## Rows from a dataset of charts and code
** begin **
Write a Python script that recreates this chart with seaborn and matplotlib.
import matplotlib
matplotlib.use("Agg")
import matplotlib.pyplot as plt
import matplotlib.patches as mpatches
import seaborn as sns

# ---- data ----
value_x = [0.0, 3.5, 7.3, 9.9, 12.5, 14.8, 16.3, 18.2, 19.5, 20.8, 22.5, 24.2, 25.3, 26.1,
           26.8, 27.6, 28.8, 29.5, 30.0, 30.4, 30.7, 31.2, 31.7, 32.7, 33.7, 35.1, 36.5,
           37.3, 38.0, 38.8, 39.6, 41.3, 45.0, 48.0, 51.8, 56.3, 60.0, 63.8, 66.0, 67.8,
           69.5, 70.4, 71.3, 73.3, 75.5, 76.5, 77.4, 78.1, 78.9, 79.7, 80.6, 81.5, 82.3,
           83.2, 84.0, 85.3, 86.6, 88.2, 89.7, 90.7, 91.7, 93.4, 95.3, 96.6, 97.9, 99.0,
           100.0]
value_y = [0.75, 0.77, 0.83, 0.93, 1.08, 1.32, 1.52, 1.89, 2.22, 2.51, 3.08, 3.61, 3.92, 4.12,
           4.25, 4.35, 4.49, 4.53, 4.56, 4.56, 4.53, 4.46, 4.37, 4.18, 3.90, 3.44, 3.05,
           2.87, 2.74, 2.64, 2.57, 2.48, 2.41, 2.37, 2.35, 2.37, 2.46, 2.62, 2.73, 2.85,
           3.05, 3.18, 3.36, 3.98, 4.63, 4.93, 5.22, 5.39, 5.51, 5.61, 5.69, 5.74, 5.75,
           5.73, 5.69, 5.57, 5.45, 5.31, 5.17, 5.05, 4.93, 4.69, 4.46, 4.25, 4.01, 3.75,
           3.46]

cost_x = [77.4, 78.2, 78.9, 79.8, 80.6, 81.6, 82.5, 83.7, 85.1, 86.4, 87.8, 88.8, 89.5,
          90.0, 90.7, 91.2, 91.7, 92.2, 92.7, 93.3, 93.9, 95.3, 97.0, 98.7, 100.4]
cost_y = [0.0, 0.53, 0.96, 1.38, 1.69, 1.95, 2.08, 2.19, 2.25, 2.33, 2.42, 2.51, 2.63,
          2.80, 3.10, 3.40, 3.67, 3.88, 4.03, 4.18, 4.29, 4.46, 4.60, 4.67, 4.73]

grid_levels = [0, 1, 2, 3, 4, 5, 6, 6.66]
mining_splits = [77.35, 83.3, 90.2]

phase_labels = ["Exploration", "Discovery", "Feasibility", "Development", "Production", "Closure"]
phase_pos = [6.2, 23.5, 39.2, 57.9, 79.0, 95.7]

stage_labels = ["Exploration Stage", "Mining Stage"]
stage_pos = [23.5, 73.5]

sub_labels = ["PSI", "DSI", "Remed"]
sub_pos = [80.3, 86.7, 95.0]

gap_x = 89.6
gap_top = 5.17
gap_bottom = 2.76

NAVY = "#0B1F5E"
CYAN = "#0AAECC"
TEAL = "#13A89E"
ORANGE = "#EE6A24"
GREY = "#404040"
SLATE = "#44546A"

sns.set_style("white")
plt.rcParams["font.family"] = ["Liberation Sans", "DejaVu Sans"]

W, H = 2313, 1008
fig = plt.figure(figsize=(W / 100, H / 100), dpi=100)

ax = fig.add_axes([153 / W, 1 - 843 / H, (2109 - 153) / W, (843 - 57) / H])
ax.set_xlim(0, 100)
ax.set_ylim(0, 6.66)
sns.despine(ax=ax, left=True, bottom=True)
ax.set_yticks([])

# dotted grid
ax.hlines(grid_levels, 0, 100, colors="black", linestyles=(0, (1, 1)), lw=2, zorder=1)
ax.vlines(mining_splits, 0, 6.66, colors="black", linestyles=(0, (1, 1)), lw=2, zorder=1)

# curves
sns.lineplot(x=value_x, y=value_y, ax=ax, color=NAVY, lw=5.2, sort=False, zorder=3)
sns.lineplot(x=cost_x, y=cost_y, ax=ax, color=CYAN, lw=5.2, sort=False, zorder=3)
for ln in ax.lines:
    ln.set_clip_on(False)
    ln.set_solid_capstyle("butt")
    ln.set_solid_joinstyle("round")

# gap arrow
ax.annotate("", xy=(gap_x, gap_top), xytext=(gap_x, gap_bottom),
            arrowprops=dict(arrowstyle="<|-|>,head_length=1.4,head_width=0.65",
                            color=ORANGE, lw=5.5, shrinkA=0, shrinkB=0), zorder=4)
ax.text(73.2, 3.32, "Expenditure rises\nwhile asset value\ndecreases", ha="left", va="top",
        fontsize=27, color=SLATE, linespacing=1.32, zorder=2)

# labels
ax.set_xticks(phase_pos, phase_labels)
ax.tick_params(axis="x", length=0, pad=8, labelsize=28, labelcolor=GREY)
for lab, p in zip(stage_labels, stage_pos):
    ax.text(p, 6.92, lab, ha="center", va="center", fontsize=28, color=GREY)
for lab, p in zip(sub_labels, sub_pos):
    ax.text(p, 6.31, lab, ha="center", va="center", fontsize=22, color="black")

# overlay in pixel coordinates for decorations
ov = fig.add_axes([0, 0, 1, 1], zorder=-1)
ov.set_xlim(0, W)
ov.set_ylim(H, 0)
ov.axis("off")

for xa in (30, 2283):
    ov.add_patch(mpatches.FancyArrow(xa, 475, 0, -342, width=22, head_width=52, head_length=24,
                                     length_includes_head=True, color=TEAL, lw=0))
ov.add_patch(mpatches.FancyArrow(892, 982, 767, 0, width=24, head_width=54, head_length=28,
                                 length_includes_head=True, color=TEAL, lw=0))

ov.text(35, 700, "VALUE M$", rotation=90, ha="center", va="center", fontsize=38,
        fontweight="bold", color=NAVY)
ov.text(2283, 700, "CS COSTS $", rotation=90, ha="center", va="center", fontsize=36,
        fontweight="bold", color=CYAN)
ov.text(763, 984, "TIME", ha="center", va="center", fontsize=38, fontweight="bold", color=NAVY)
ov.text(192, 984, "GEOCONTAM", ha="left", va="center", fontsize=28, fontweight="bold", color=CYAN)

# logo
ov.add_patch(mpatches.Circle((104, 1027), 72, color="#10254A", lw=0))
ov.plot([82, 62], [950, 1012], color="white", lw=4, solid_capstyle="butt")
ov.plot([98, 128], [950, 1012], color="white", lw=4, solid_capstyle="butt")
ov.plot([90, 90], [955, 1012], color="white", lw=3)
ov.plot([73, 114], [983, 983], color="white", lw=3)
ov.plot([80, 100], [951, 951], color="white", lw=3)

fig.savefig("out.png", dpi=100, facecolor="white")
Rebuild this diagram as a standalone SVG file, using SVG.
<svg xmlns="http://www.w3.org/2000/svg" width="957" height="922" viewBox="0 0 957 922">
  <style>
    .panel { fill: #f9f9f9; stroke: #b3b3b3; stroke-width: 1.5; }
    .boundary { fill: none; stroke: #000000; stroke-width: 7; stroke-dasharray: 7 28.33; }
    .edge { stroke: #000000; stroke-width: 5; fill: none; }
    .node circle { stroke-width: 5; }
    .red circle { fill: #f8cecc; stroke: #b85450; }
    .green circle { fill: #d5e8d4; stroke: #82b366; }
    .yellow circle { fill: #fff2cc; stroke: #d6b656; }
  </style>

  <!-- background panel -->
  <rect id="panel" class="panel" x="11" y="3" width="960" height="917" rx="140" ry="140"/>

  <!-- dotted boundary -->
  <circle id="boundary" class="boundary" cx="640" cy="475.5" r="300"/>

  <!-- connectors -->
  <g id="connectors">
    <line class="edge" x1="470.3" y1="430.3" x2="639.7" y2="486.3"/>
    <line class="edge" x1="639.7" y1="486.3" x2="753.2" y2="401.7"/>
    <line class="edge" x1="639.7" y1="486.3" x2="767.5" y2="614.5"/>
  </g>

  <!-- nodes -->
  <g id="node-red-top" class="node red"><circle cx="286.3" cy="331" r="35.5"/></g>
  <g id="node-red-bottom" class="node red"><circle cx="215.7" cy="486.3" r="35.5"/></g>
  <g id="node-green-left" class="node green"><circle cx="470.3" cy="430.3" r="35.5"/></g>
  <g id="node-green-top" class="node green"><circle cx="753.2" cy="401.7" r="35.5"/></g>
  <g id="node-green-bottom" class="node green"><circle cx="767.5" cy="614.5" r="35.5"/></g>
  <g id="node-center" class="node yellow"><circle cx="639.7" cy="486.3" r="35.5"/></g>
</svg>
** end **
Quote the records from their first line to the line with "import seaborn as sns", inclusive, without adding or dropping anything.

## Correct answer
Write a Python script that recreates this chart with seaborn and matplotlib.
import matplotlib
matplotlib.use("Agg")
import matplotlib.pyplot as plt
import matplotlib.patches as mpatches
import seaborn as sns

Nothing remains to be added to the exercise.